Philanthropy & The City What Does An Inclusive and Equitable Recovery Look Like?

Philanthropy & The City What Does An Inclusive and Equitable Recovery Look Like?

As The Center on Philanthropy and Public Policy embarks on its third decade, we want to shine a spotlight on the opportunities for innovative, creative solutions for the most pressing problems in our neighborhoods and communities and the role that philanthropy can play. To do so, we want to build on various strands in our work to date that accentuate those strategies where philanthropy works at the intersection of the sectors – through public policy and partnerships with government and business, as well as efforts to support greater philanthropic collaboration. It is through this work, that we have come to appreciate the wide array of possibilities for philanthropy to drive change within our cities.

 

It is at this scale that you can see, feel, and touch the problems. It is at this scale that you are more apt to see how the various systems come together to create a place and impact the quality of life. It is at this scale that lays bare, especially since the pandemic, the disparities and inequities that exist and encourages us to do better. It is also at this scale that you can involve all of philanthropy in its various shapes and sizes and bring the community together – including all sector and folks from all walks of life – to imagine and forge solutions to enduring problems. The opportunities for change expand exponentially.

In this belief, The Center organized a four-part series: Philanthropy & the City, to bring together leaders from across the nation with a wide range of experiences, perspectives, and vantage points to share their insights and ideas for building more vibrant, equitable and resilient cities. The series, originally conceived as a large in-person national forum in Los Angeles in the spring of 2020, represented a cumulative expression of nearly a decade of The Center’s research and programs around urban policy, practice, and problem-solving. Most notably, these prior dialogues included the national inquiry into place-based philanthropy and public policy, Prioritizing Place, an assessment of decades of place-based initiatives, as well as Drawing on Detroit, a distillation of insights from the philanthropy-led recovery of Detroit in the aftermath of its bankruptcy.

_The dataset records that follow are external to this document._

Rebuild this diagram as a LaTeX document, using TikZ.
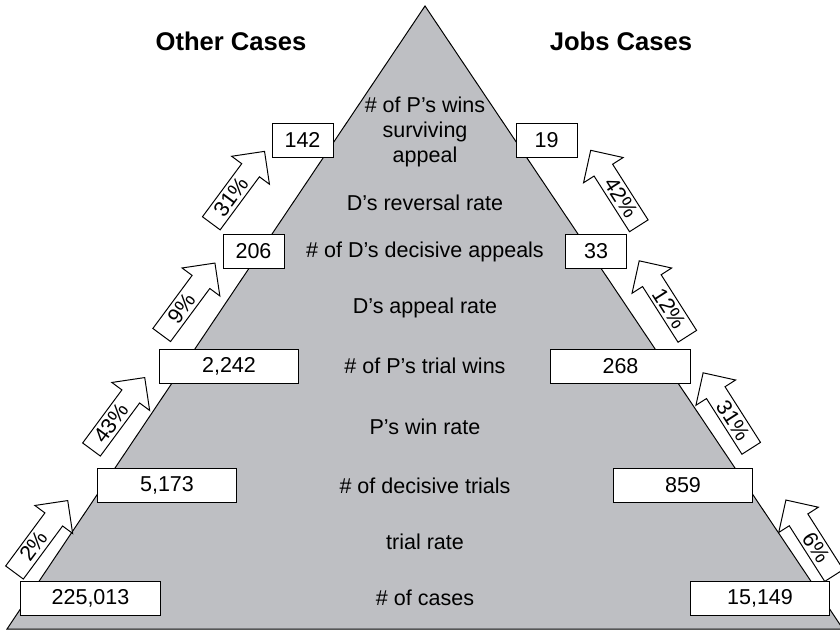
\documentclass[tikz,border=0pt]{standalone}
\usepackage{fontspec}
\setmainfont{Liberation Sans}
\definecolor{pyrgray}{RGB}{190,191,195}
\newcommand{\bodyfont}{\fontsize{15.3}{17.8}\selectfont}
\newcommand{\headfont}{\fontsize{18.2}{22}\selectfont\bfseries}
\tikzset{
	numbox/.style={draw,fill=white,line width=0.7pt,minimum height=0.85cm,inner sep=0pt,font=\bodyfont},
	widebox/.style={numbox,minimum width=3.475cm},
	smallbox/.style={numbox,minimum width=1.525cm},
	blockarrow/.style={draw,fill=white,line width=0.7pt,line join=miter},
	ratetext/.style={transform shape,font=\bodyfont,inner sep=0pt},
	level/.style={font=\bodyfont,align=center}
}
\begin{document}
\begin{tikzpicture}[x=0.025cm,y=-0.025cm]
	\useasboundingbox (0,0) rectangle (840,631);
	% the pyramid
	\draw[fill=pyrgray,line width=0.7pt] (425,6) -- (7,629) -- (843,629) -- cycle;
	% headings
	\node[font=\headfont,anchor=base] (other) at (231,50) {Other Cases};
	\node[font=\headfont,anchor=base] (jobs) at (621,50) {Jobs Cases};
	% levels of the pyramid
	\node[level] (cases) at (425,598) {\# of cases};
	\node[level] (trate) at (425,542) {trial rate};
	\node[level] (trials) at (425,485.5) {\# of decisive trials};
	\node[level] (wrate) at (425,427) {P’s win rate};
	\node[level] (wins) at (425,366) {\# of P’s trial wins};
	\node[level] (arate) at (425,308) {D’s appeal rate};
	\node[level] (appeals) at (425,251.5) {\# of D’s decisive appeals};
	\node[level] (rrate) at (425,203) {D’s reversal rate};
	\node[level] (surv) at (425,132) {\# of P’s wins\\surviving\\appeal};
	% other cases
	\node[widebox] (o1) at (90.5,598) {225,013};
	\node[widebox] (o2) at (167,485.5) {5,173};
	\node[widebox] (o3) at (229,366) {2,242};
	\node[smallbox] (o4) at (253.5,251.5) {206};
	\node[smallbox] (o5) at (302.5,140) {142};
	% jobs cases
	\node[widebox] (j1) at (760,598) {15,149};
	\node[widebox] (j2) at (683,485.5) {859};
	\node[widebox] (j3) at (620.5,366) {268};
	\node[smallbox] (j4) at (596,251.5) {33};
	\node[smallbox] (j5) at (546.5,140) {19};
	% rates, other cases
	\foreach \x/\y/\t in {14.5/572.5/2,91.5/449.5/43,161.7/335/9,211.3/223.3/31}{
		\begin{scope}[shift={(\x,\y)},rotate=53.5]
			\draw[blockarrow] (0,-11) -- (66,-11) -- (66,-23.5) -- (89.5,0)
				-- (66,23.5) -- (66,11) -- (0,11) -- cycle;
			\node[ratetext] (up\t) at (33,0) {\t\%};
		\end{scope}
	}
	% rates, jobs cases
	\foreach \x/\y/\t in {834/575.5/6,751.2/448.3/31,687.3/336.3/12,638.8/225.8/42}{
		\begin{scope}[shift={(\x,\y)},rotate=-57.5]
			\draw[blockarrow] (0,-11) -- (-66,-11) -- (-66,-23.5) -- (-89.5,0)
				-- (-66,23.5) -- (-66,11) -- (0,11) -- cycle;
			\node[ratetext] (rt\t) at (-33,0) {\t\%};
		\end{scope}
	}
\end{tikzpicture}
\end{document}
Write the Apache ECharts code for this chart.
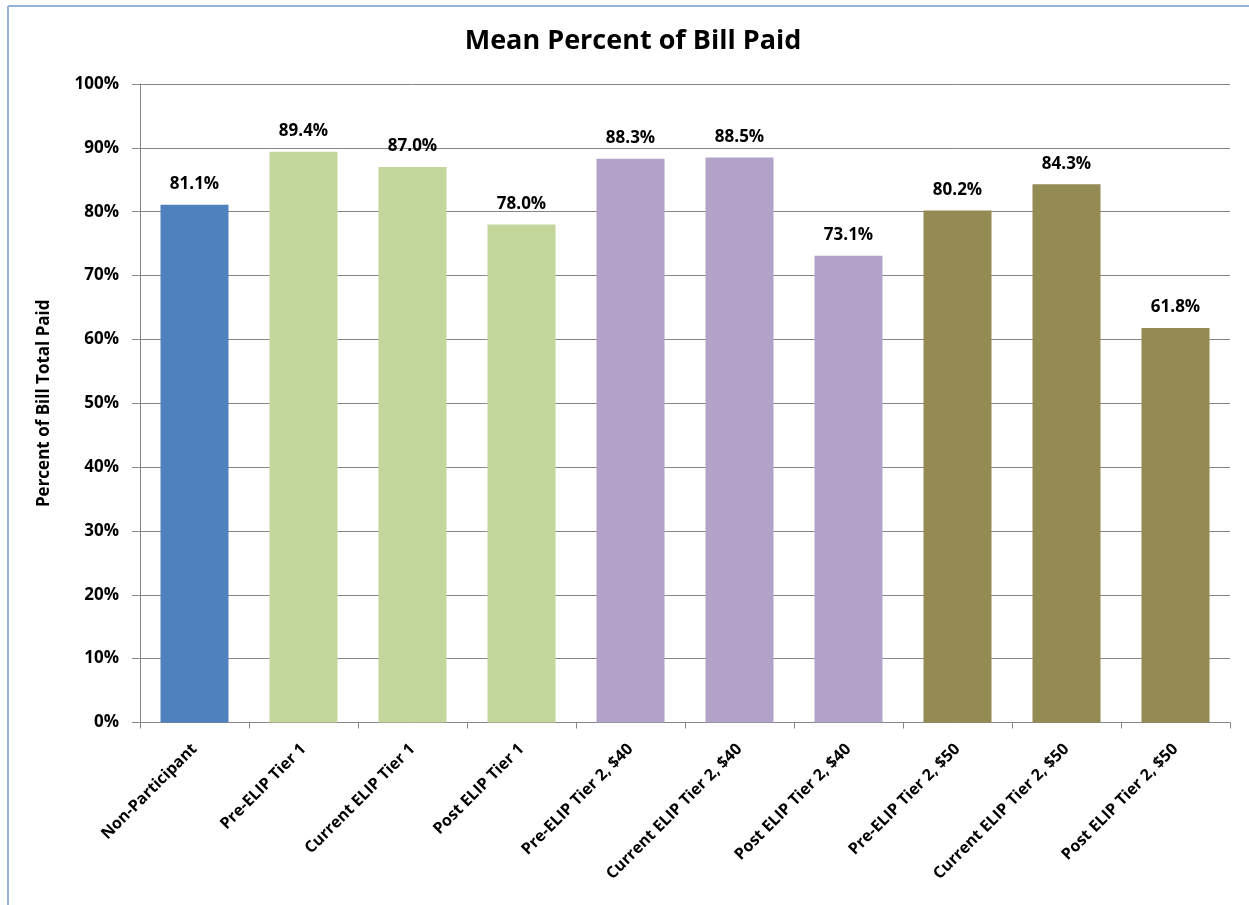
<!DOCTYPE html>
<html>
<head>
<meta charset="utf-8">
<script src="https://cdn.jsdelivr.net/npm/echarts@6/dist/echarts.min.js"></script>
<style>
html,body{margin:0;padding:0;background:#fff;}
#chart{width:1249px;height:905px;}
</style>
</head>
<body>
<div id="chart"></div>
<script>
const categories = ["Non-Participant","Pre-ELIP Tier 1","Current ELIP Tier 1","Post ELIP Tier 1","Pre-ELIP Tier 2, $40","Current ELIP Tier 2, $40","Post ELIP Tier 2, $40","Pre-ELIP Tier 2, $50","Current ELIP Tier 2, $50","Post ELIP Tier 2, $50"];
const values = [81.1, 89.4, 87.0, 78.0, 88.3, 88.5, 73.1, 80.2, 84.3, 61.8];
const barColors = ["#4F81BD","#C3D69B","#C3D69B","#C3D69B","#B2A2C7","#B2A2C7","#B2A2C7","#948A54","#948A54","#948A54"];
const yTicks = [0,10,20,30,40,50,60,70,80,90,100];

const FONT = "'Open Sans', 'Liberation Sans', sans-serif";
const chart = echarts.init(document.getElementById('chart'), null, {renderer:'canvas'});
chart.setOption({
  animation:false,
  backgroundColor:'#fff',
  title:{
    text:'Mean Percent of Bill Paid',
    left:628, top:23, textAlign:'center',
    textStyle:{fontFamily:FONT, fontSize:27, fontWeight:'bold', color:'#000'}
  },
  graphic:[
    {type:'line', shape:{x1:8,y1:6,x2:1249,y2:6}, style:{stroke:'#95B3D7', lineWidth:2}},
    {type:'line', shape:{x1:8,y1:6,x2:8,y2:905}, style:{stroke:'#95B3D7', lineWidth:2}}
  ],
  grid:{left:140, right:19, top:84, bottom:182.5, containLabel:false},
  xAxis:{
    type:'category',
    data:categories,
    axisLine:{lineStyle:{color:'#868686', width:1}},
    axisTick:{show:true, length:6, lineStyle:{color:'#868686'}},
    axisLabel:{rotate:45, margin:24, interval:0, fontFamily:FONT, fontSize:16, fontWeight:'bold', color:'#000'}
  },
  yAxis:{
    type:'value',
    min:0, max:100, interval:10,
    name:'Percent of Bill Total Paid',
    nameLocation:'middle', nameGap:87, nameRotate:90,
    nameTextStyle:{fontFamily:FONT, fontSize:17, fontWeight:'bold', color:'#000'},
    axisLine:{show:true, lineStyle:{color:'#868686', width:1}},
    axisTick:{show:true, inside:false, length:8, lineStyle:{color:'#868686'}},
    splitLine:{show:true, lineStyle:{color:'#868686', width:1}},
    axisLabel:{
      margin:21,
      fontFamily:FONT, fontSize:17, fontWeight:'bold', color:'#000',
      formatter:function(v){ return yTicks.indexOf(v) >= 0 ? v + '%' : ''; }
    }
  },
  series:[{
    type:'bar',
    data:values.map((v,i)=>({value:v, itemStyle:{color:barColors[i]}})),
    barWidth:68,
    label:{
      show:true, position:'top', distance:12,
      fontFamily:FONT, fontSize:17, fontWeight:'bold', color:'#000',
      formatter:function(p){ return p.value.toFixed(1) + '%'; }
    }
  }]
});
</script>
</body>
</html>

The historic events of the last two years – convergence of the global pandemic, ensuing economic downturn, and widespread reckoning around longstanding racial disparities – brings into sharp relief, deep structural issues and creates commensurate leadership opportunities for those concerned with equitable recovery in our cities. As Henry Cisneros so poignantly notes in the keynote session of the series:

“We've known for a long time that cities are places where we live and they're places where we work and they're places where we trade and they're places where we learn, and they're places where we assemble to do great things together, religious, political, or otherwise. But cities have also been the places where we achieve some measure of equity in American society, since immigrants arrived with nothing to the East side of New York and made a life, investment banks, name for Jewish immigrants from New York, Bank of America named by an Italian American in San Francisco. We've known that that's the dynamic, but I think we're entering into an era where conscious attention to the equity agenda with city resources and the other resources they can bring to bear is the next great role of our cities in our society.”

This report provides a summary of the four sessions held in March and April 2021, moderated by Elwood Hopkins, Presidential Fellow, The Kresge Foundation. They focus on new models of local governance, the anchoring role that community foundations can play, the next generation of place-based initiatives, and the greater recognition of how corporations can contribute to the social good. We conclude with a set of key threads across the four conversations that offer lessons that are particularly poignant for our cities to meet this moment, and for philanthropy to play an important role. They offer new ideas and approaches, remind us what matters, and suggest what is needed to enable and empower bold leadership in our communities.